─── Dataset content ───

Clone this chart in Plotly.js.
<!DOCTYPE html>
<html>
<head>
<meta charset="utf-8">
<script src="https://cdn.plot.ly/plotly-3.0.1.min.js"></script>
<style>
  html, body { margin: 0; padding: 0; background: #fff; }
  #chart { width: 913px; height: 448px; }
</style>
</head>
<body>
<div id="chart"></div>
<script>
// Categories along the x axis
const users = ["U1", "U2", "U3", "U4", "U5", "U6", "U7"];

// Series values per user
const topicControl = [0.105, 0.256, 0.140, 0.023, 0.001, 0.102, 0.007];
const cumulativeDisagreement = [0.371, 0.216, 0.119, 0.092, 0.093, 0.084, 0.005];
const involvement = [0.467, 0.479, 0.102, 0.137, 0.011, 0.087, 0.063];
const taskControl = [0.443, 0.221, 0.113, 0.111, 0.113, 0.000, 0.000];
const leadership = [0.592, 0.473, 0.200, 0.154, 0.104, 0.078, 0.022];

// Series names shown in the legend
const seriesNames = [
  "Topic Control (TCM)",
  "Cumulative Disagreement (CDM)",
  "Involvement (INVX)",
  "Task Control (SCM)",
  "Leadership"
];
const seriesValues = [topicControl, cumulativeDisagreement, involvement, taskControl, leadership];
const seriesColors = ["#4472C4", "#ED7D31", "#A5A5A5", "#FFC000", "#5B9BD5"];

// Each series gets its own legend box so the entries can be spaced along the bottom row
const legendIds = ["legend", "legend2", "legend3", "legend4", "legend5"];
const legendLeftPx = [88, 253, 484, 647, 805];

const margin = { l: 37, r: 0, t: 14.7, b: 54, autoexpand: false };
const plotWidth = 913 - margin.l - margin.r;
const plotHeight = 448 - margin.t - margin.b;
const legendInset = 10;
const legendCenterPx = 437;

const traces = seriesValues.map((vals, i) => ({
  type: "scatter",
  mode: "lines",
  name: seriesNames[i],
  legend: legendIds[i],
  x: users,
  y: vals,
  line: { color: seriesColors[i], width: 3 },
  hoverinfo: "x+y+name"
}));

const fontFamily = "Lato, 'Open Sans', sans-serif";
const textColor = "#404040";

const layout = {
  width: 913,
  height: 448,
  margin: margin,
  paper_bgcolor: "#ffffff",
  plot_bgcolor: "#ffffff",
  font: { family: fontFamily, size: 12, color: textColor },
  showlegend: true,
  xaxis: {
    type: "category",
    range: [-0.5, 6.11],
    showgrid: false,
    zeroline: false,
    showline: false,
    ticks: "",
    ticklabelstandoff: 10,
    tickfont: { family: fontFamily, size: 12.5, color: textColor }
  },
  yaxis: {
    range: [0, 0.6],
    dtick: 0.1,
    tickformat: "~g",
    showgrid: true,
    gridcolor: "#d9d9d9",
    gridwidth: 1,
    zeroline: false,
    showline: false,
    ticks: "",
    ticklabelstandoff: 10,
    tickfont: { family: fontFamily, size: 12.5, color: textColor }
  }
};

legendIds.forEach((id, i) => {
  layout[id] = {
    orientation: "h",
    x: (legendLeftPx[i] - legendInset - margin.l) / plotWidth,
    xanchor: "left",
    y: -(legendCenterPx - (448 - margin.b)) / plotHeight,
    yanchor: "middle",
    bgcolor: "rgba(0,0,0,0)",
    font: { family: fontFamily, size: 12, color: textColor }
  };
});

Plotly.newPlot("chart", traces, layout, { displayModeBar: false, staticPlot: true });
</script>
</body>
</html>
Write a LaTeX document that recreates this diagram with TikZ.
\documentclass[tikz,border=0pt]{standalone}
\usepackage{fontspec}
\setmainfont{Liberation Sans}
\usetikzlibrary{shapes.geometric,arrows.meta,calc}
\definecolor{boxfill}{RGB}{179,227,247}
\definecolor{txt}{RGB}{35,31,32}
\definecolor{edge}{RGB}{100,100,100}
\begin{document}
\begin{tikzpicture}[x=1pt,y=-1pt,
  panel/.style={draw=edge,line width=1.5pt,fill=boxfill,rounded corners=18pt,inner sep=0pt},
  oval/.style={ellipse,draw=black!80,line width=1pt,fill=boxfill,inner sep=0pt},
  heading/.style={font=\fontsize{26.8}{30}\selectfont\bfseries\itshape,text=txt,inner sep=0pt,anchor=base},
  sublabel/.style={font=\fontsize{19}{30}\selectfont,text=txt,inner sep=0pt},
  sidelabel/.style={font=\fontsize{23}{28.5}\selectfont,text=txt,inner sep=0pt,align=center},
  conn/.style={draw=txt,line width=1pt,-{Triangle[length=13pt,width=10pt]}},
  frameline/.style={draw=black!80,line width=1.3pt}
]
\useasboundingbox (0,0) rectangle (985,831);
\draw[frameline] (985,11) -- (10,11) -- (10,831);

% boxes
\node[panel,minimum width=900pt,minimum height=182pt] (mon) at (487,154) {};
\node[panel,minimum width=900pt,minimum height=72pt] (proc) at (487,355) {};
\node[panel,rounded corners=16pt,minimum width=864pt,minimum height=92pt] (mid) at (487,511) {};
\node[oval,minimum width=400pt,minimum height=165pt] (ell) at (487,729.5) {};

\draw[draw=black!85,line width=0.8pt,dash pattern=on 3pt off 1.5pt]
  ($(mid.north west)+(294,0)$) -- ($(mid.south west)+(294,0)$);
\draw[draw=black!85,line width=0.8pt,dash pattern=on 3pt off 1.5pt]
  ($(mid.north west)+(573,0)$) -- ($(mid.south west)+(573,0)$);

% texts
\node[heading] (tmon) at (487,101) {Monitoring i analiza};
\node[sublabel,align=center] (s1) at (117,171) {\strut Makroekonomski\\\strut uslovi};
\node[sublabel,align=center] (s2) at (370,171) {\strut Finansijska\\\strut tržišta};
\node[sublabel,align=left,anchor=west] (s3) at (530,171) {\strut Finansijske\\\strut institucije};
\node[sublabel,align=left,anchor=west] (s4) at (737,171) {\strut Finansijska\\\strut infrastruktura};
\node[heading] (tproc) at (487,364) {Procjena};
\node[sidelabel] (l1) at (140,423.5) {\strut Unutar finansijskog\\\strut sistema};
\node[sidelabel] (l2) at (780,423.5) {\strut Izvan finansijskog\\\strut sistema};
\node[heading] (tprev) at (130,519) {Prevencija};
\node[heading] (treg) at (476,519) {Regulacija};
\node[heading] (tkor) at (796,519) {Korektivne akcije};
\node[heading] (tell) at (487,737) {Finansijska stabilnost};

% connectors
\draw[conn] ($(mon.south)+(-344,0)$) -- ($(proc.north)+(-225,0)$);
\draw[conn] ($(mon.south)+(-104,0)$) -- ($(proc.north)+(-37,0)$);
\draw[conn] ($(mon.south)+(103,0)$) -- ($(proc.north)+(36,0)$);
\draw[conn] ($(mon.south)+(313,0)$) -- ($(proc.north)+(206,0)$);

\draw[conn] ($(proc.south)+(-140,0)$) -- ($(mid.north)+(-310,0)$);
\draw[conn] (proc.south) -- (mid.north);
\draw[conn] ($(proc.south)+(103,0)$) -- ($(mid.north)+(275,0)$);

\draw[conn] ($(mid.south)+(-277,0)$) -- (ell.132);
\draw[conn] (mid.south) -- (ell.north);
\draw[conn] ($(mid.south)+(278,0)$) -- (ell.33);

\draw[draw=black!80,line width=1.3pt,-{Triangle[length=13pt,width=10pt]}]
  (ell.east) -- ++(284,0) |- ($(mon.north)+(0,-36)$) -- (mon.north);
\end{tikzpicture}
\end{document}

───

Exercise aim: Output, please, only the lines running from the start of the entries through the line that contains "0.104, 0.078, 0.022];", including both of those lines.

Output of the exercise:
Clone this chart in Plotly.js.
<!DOCTYPE html>
<html>
<head>
<meta charset="utf-8">
<script src="https://cdn.plot.ly/plotly-3.0.1.min.js"></script>
<style>
  html, body { margin: 0; padding: 0; background: #fff; }
  #chart { width: 913px; height: 448px; }
</style>
</head>
<body>
<div id="chart"></div>
<script>
// Categories along the x axis
const users = ["U1", "U2", "U3", "U4", "U5", "U6", "U7"];

// Series values per user
const topicControl = [0.105, 0.256, 0.140, 0.023, 0.001, 0.102, 0.007];
const cumulativeDisagreement = [0.371, 0.216, 0.119, 0.092, 0.093, 0.084, 0.005];
const involvement = [0.467, 0.479, 0.102, 0.137, 0.011, 0.087, 0.063];
const taskControl = [0.443, 0.221, 0.113, 0.111, 0.113, 0.000, 0.000];
const leadership = [0.592, 0.473, 0.200, 0.154, 0.104, 0.078, 0.022];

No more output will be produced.